Data for this exercise:
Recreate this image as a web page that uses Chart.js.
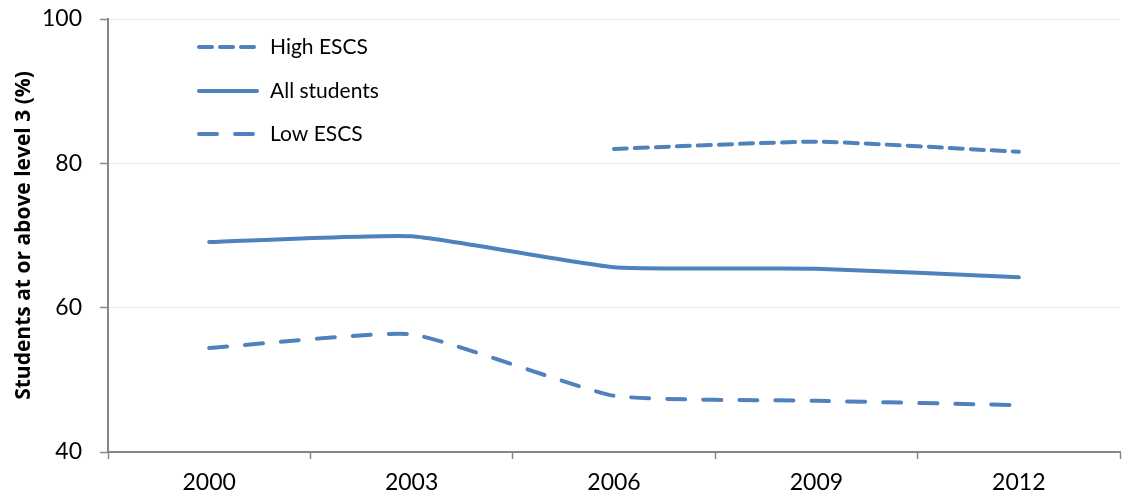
<!DOCTYPE html>
<html>
<head>
<meta charset="utf-8">
<script src="https://cdn.jsdelivr.net/npm/chart.js@4.4.0/dist/chart.umd.min.js"></script>
<style>
  html, body { margin: 0; padding: 0; background: #fff; }
  #wrap { width: 1122px; height: 496px; }
</style>
</head>
<body>
<div id="wrap"><canvas id="chart" width="1122" height="496"></canvas></div>
<script>
// Data
const years = ["2000", "2003", "2006", "2009", "2012"];
const highEscs = [null, null, 82.0, 83.0, 81.6];
const allStudents = [69.1, 69.9, 65.6, 65.4, 64.2];
const lowEscs = [54.4, 56.3, 47.8, 47.1, 46.5];
const yTicks = [40, 60, 80, 100];

const blue = "#4f81bd";
const axisGray = "#868686";
const fontFamily = "Lato, 'Open Sans', sans-serif";

// Legend drawn inside the plot area, top left
const insideLegend = {
  id: "insideLegend",
  afterDraw(chart) {
    const ctx = chart.ctx;
    const rows = [47, 91, 134];
    ctx.save();
    chart.data.datasets.forEach((ds, i) => {
      const y = rows[i];
      ctx.strokeStyle = ds.borderColor;
      ctx.lineWidth = ds.borderWidth;
      ctx.lineCap = "round";
      ctx.setLineDash(ds.borderDash || []);
      ctx.beginPath();
      ctx.moveTo(199, y);
      ctx.lineTo(257, y);
      ctx.stroke();
      ctx.setLineDash([]);
      ctx.fillStyle = "#000";
      ctx.font = "21px " + fontFamily;
      ctx.textBaseline = "middle";
      ctx.fillText(ds.label, 270, y);
    });
    ctx.restore();
  }
};

const ctx = document.getElementById("chart").getContext("2d");
new Chart(ctx, {
  type: "line",
  data: {
    labels: years,
    datasets: [
      {
        label: "High ESCS",
        data: highEscs,
        borderColor: blue,
        borderWidth: 4,
        borderDash: [13, 8],
        borderCapStyle: "round",
        pointRadius: 0,
        tension: 0.15
      },
      {
        label: "All students",
        data: allStudents,
        borderColor: blue,
        borderWidth: 4,
        borderCapStyle: "round",
        pointRadius: 0,
        tension: 0.15
      },
      {
        label: "Low ESCS",
        data: lowEscs,
        borderColor: blue,
        borderWidth: 4,
        borderDash: [18, 18],
        borderCapStyle: "round",
        pointRadius: 0,
        tension: 0.15
      }
    ]
  },
  options: {
    responsive: false,
    animation: false,
    layout: { padding: { top: 19, right: 2, left: 0, bottom: 0 } },
    plugins: {
      legend: { display: false },
      tooltip: { enabled: false }
    },
    scales: {
      x: {
        offset: true,
        grid: {
          offset: true,
          drawOnChartArea: false,
          tickColor: axisGray,
          tickLength: 7,
          tickWidth: 1.5
        },
        border: { color: axisGray, width: 2 },
        ticks: {
          color: "#000",
          font: { family: fontFamily, size: 23 },
          padding: 10,
          maxRotation: 0
        },
        afterFit(scale) {
          scale.height = 44;
          scale.paddingLeft = 0;
          scale.paddingRight = 0;
        }
      },
      y: {
        min: 40,
        max: 100,
        afterBuildTicks(scale) {
          scale.ticks = yTicks.map(v => ({ value: v }));
        },
        grid: {
          color: "#ebebeb",
          lineWidth: 1,
          tickColor: axisGray,
          tickLength: 8,
          tickWidth: 1.5
        },
        border: { color: axisGray, width: 2 },
        ticks: {
          color: "#000",
          font: { family: fontFamily, size: 23 },
          padding: 18
        },
        title: {
          display: true,
          text: "Students at or above level 3 (%)",
          color: "#000",
          font: { family: "'Open Sans', 'Noto Sans', sans-serif", size: 21, weight: 700 },
          padding: { top: 11, bottom: 4 }
        },
        afterFit(scale) {
          scale.width = 108;
          scale.paddingTop = 0;
          scale.paddingBottom = 0;
        }
      }
    }
  },
  plugins: [insideLegend]
});
</script>
</body>
</html>
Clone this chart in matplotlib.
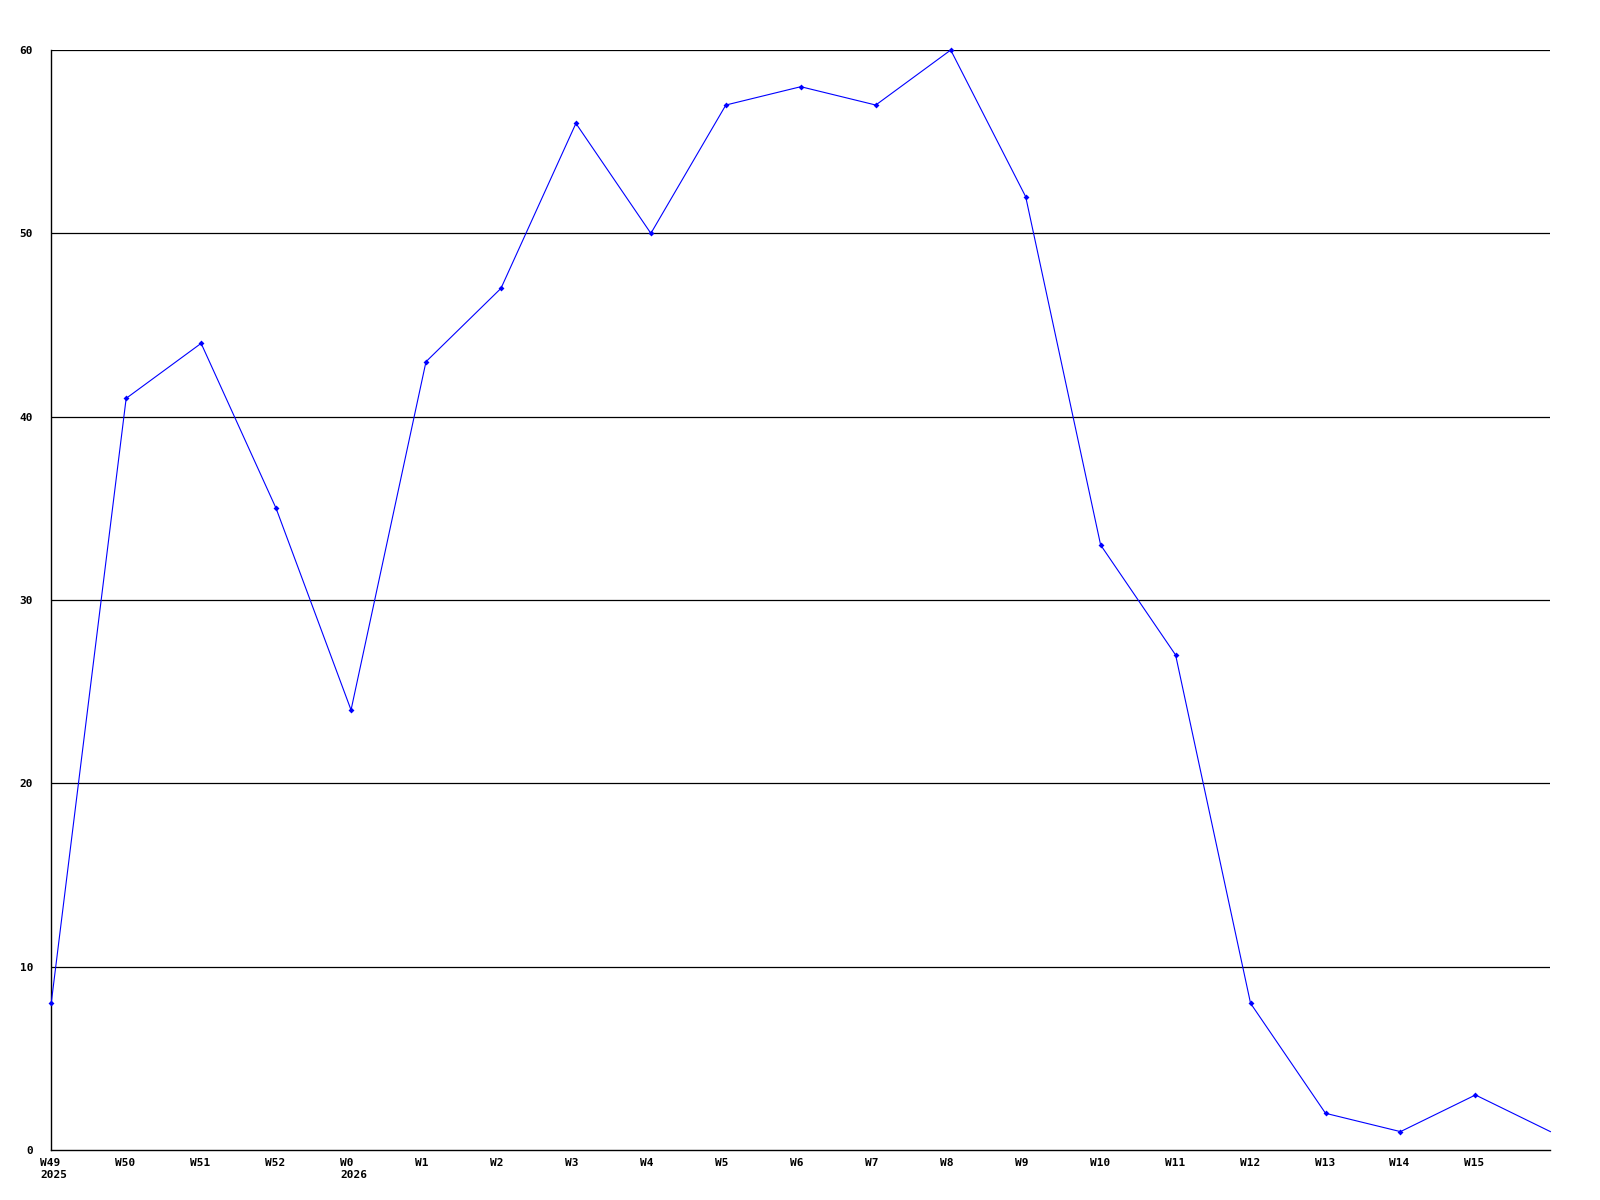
import matplotlib
matplotlib.use("Agg")
import matplotlib.pyplot as plt
import matplotlib.transforms as mtransforms

weeks = ["W49\n2025", "W50", "W51", "W52", "W0\n2026", "W1", "W2", "W3", "W4", "W5",
         "W6", "W7", "W8", "W9", "W10", "W11", "W12", "W13", "W14", "W15", ""]
values = [8, 41, 44, 35, 24, 43, 47, 56, 50, 57, 58, 57, 60, 52, 33, 27, 8, 2, 1, 3, 1]
yticks = [0, 10, 20, 30, 40, 50, 60]

fig = plt.figure(figsize=(16, 12), dpi=100)
ax = fig.add_axes([0.032, 0.0417, 0.937, 0.9166])
x = list(range(len(values)))
ax.plot(x, values, color="#0000ff", linewidth=0.8, marker="D", markersize=3,
        markeredgewidth=0, markevery=list(range(len(values) - 1)),
        zorder=3, clip_on=False)
ax.set_xlim(0, len(values) - 1)
ax.set_ylim(0, 60)
for y in yticks[1:]:
    ax.axhline(y, color="black", linewidth=0.9, zorder=1)
ax.set_yticks(yticks)
ax.set_yticklabels([str(v) for v in yticks])
ax.set_xticks(x[:-1])
ax.set_xticklabels(weeks[:-1], ha="left", multialignment="left")
ax.tick_params(axis="both", length=0, labelsize=8)
ax.tick_params(axis="y", pad=13)
ax.tick_params(axis="x", pad=6)
for lab in ax.get_xticklabels() + ax.get_yticklabels():
    lab.set_fontfamily("DejaVu Sans Mono")
    lab.set_fontweight("bold")
offset = mtransforms.ScaledTranslation(-11 / 100, 0, fig.dpi_scale_trans)
for lab in ax.get_xticklabels():
    lab.set_transform(lab.get_transform() + offset)
ax.spines["top"].set_visible(False)
ax.spines["right"].set_visible(False)
ax.spines["left"].set_linewidth(1.0)
ax.spines["bottom"].set_linewidth(1.0)
fig.savefig("out.png", dpi=100, facecolor="white")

To be done:
Gather from the records above every line containing the string "matplotlib".

Written answer:
Clone this chart in matplotlib.
import matplotlib
matplotlib.use("Agg")
import matplotlib.pyplot as plt
import matplotlib.transforms as mtransforms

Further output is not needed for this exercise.